++++ Dataset records

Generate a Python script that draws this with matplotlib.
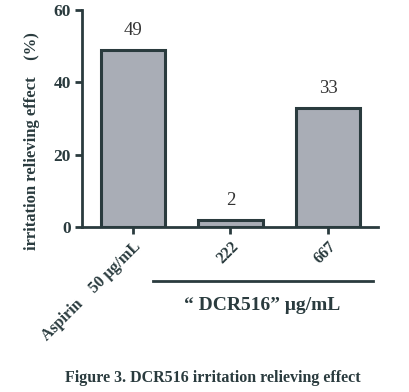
import matplotlib
matplotlib.use("Agg")
import matplotlib.pyplot as plt

groups = ["Aspirin    50 \u03bcg/mL", "222", "667"]
effect = [49, 2, 33]
value_labels = ["49", "2", "33"]
y_ticks = [0, 20, 40, 60]

plt.rcParams['font.family'] = ['Liberation Serif', 'DejaVu Serif']

edge = '#2a3b3e'
fill = '#a9adb6'

fig = plt.figure(figsize=(4.10, 3.92), dpi=100)
ax = fig.add_axes([0.2, 0.421, 0.722, 0.554])

x = list(range(len(groups)))
ax.bar(x, effect, width=0.66, color=fill, edgecolor=edge, linewidth=2.2, zorder=2)

for xi, v, lab in zip(x, effect, value_labels):
    ax.text(xi, v + 3, lab, ha='center', va='bottom', fontsize=13.5, color='#333333')

ax.set_xlim(-0.52, 2.51)
ax.set_ylim(0, 60)
ax.set_yticks(y_ticks)
ax.set_xticks(x)
ax.set_xticklabels(groups, rotation=45, ha='right', rotation_mode='anchor',
                   fontsize=11.5, fontweight='bold', color='#2a3b3e')
for lab in ax.get_yticklabels():
    lab.set_fontweight('bold')
    lab.set_fontsize(12.5)
    lab.set_color('#2a3b3e')

for side in ['top', 'right']:
    ax.spines[side].set_visible(False)
for side in ['left', 'bottom']:
    ax.spines[side].set_linewidth(2)
    ax.spines[side].set_color(edge)
ax.tick_params(axis='both', direction='out', length=5, width=2, color=edge, pad=3)

ax.set_ylabel('irritation relieving effect    (%)', fontsize=12, fontweight='bold',
              color='#2a3b3e')
ax.yaxis.set_label_coords(-0.142, 0.396)

# bracket line and group label under the DCR516 bars
fig.add_artist(plt.Line2D([153 / 410, 373 / 410], [1 - 281 / 392, 1 - 281 / 392],
                          color=edge, linewidth=2))
fig.text(262 / 410, 1 - 306 / 392, '\u201c DCR516\u201d \u03bcg/mL', ha='center', va='center',
         fontsize=14, fontweight='bold', color='#2a3b3e')

fig.text(213 / 410, 1 - 378 / 392, 'Figure 3. DCR516 irritation relieving effect',
         ha='center', va='center', fontsize=11.5, fontweight='bold', color='#2a3b3e')

fig.savefig('out.png', dpi=100)
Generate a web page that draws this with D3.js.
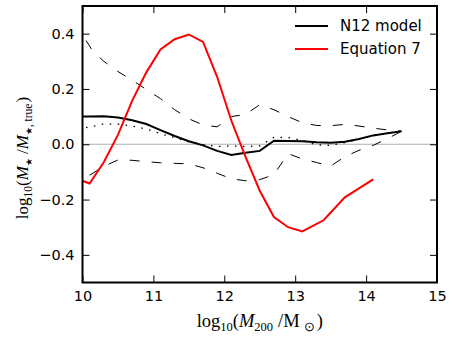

++++++++

Print out the lines exactly, skipping any picture.

Generate a Python script that draws this with matplotlib.
import matplotlib
matplotlib.use("Agg")
import matplotlib.pyplot as plt

groups = ["Aspirin    50 \u03bcg/mL", "222", "667"]
effect = [49, 2, 33]
value_labels = ["49", "2", "33"]
y_ticks = [0, 20, 40, 60]

plt.rcParams['font.family'] = ['Liberation Serif', 'DejaVu Serif']

edge = '#2a3b3e'
fill = '#a9adb6'

fig = plt.figure(figsize=(4.10, 3.92), dpi=100)
ax = fig.add_axes([0.2, 0.421, 0.722, 0.554])

x = list(range(len(groups)))
ax.bar(x, effect, width=0.66, color=fill, edgecolor=edge, linewidth=2.2, zorder=2)

for xi, v, lab in zip(x, effect, value_labels):
    ax.text(xi, v + 3, lab, ha='center', va='bottom', fontsize=13.5, color='#333333')

ax.set_xlim(-0.52, 2.51)
ax.set_ylim(0, 60)
ax.set_yticks(y_ticks)
ax.set_xticks(x)
ax.set_xticklabels(groups, rotation=45, ha='right', rotation_mode='anchor',
                   fontsize=11.5, fontweight='bold', color='#2a3b3e')
for lab in ax.get_yticklabels():
    lab.set_fontweight('bold')
    lab.set_fontsize(12.5)
    lab.set_color('#2a3b3e')

for side in ['top', 'right']:
    ax.spines[side].set_visible(False)
for side in ['left', 'bottom']:
    ax.spines[side].set_linewidth(2)
    ax.spines[side].set_color(edge)
ax.tick_params(axis='both', direction='out', length=5, width=2, color=edge, pad=3)

ax.set_ylabel('irritation relieving effect    (%)', fontsize=12, fontweight='bold',
              color='#2a3b3e')
ax.yaxis.set_label_coords(-0.142, 0.396)

# bracket line and group label under the DCR516 bars
fig.add_artist(plt.Line2D([153 / 410, 373 / 410], [1 - 281 / 392, 1 - 281 / 392],
                          color=edge, linewidth=2))
fig.text(262 / 410, 1 - 306 / 392, '\u201c DCR516\u201d \u03bcg/mL', ha='center', va='center',
         fontsize=14, fontweight='bold', color='#2a3b3e')

fig.text(213 / 410, 1 - 378 / 392, 'Figure 3. DCR516 irritation relieving effect',
         ha='center', va='center', fontsize=11.5, fontweight='bold', color='#2a3b3e')

fig.savefig('out.png', dpi=100)
Generate a web page that draws this with D3.js.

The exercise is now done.